» Information given:
═══
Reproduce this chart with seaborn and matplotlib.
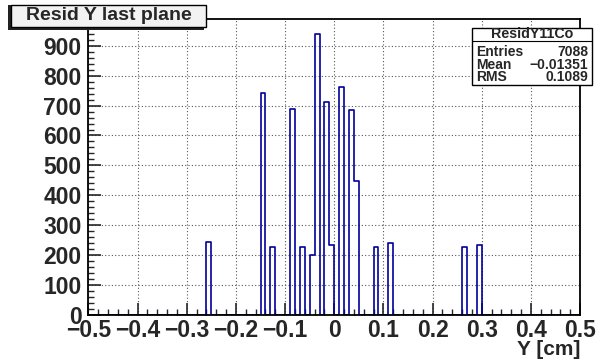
═══
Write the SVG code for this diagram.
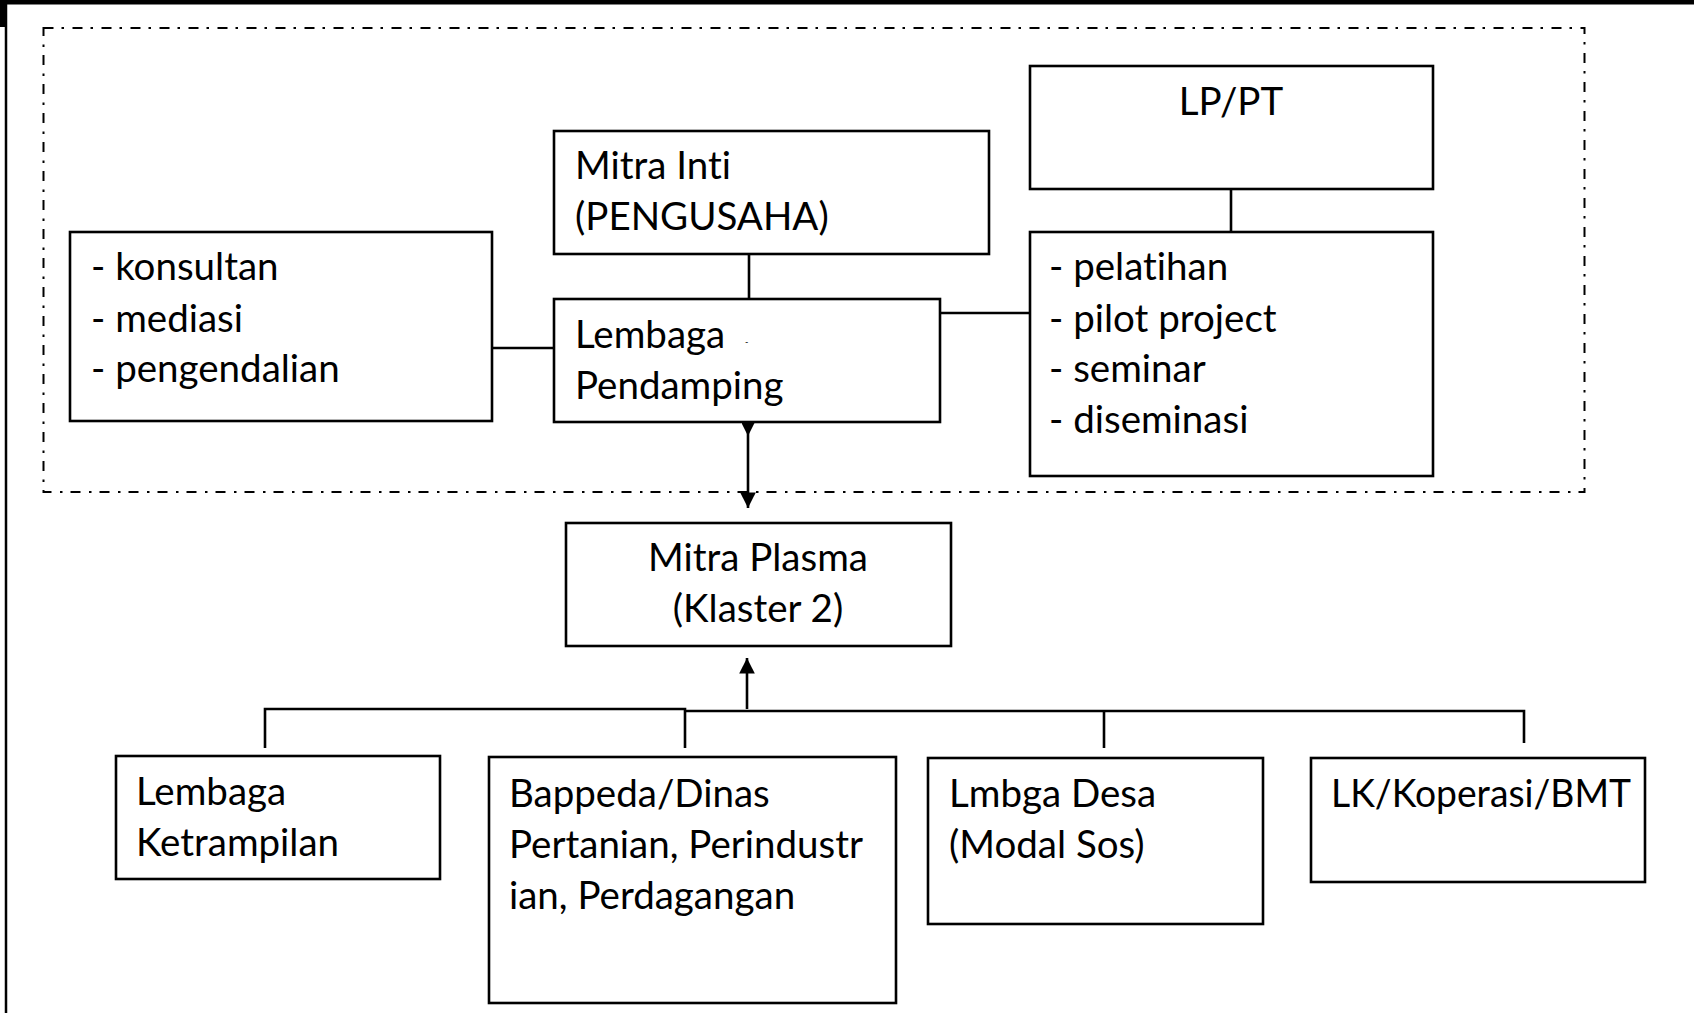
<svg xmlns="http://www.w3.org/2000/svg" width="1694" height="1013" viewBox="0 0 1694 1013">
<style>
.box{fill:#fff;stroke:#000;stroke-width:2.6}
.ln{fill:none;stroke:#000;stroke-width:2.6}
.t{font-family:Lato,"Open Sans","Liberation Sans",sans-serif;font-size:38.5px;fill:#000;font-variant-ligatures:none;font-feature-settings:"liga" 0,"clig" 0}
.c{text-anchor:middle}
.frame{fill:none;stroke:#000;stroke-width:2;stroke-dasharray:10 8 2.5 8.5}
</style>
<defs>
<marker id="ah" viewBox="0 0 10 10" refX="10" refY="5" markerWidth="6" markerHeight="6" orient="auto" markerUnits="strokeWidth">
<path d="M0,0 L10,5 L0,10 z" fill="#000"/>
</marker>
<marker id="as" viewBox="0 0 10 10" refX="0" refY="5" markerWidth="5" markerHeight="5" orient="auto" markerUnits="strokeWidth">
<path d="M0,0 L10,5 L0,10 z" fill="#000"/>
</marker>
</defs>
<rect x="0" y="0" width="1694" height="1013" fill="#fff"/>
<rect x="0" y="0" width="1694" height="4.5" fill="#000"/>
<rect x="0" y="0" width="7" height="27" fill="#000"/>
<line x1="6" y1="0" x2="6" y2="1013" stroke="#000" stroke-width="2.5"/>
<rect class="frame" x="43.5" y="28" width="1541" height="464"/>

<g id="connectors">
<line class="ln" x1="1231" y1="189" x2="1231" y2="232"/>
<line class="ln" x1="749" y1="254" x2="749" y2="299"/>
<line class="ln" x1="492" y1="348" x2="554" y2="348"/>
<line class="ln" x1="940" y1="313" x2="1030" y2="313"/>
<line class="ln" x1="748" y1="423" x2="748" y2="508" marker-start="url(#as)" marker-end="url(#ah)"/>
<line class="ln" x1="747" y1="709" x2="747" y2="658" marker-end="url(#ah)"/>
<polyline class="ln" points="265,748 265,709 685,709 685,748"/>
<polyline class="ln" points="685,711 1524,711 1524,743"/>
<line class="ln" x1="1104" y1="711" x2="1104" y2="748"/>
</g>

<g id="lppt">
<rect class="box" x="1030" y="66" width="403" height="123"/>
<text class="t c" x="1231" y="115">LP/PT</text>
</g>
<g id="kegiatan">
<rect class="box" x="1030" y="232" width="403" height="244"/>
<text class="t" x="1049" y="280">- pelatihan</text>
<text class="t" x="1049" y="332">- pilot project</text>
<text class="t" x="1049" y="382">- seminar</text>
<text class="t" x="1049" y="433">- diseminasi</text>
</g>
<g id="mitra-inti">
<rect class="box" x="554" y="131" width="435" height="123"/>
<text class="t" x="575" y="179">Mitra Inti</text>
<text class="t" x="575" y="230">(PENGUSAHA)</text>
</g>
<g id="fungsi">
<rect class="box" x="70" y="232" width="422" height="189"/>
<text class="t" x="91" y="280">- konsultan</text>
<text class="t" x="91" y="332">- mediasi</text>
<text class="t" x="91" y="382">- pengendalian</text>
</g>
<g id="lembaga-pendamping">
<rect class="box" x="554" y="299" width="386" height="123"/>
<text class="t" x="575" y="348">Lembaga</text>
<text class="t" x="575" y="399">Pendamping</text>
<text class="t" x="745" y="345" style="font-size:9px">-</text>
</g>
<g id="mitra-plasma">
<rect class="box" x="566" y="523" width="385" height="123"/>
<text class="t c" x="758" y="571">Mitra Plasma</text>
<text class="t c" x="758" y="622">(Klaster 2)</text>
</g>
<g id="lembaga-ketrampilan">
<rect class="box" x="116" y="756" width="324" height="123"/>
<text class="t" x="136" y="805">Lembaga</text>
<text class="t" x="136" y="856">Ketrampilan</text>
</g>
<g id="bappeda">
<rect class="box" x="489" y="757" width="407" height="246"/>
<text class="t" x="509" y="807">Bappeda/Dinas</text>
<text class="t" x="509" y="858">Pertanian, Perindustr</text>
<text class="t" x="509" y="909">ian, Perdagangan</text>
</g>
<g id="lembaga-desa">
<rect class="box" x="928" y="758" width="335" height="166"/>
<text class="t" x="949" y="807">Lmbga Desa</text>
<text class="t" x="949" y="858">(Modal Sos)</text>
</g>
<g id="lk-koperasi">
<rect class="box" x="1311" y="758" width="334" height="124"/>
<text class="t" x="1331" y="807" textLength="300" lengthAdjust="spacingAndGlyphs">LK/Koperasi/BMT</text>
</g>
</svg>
═══
» The task: From the listing, copy every line where the string "this" appears.

» Written answer:
Reproduce this chart with seaborn and matplotlib.
Write the SVG code for this diagram.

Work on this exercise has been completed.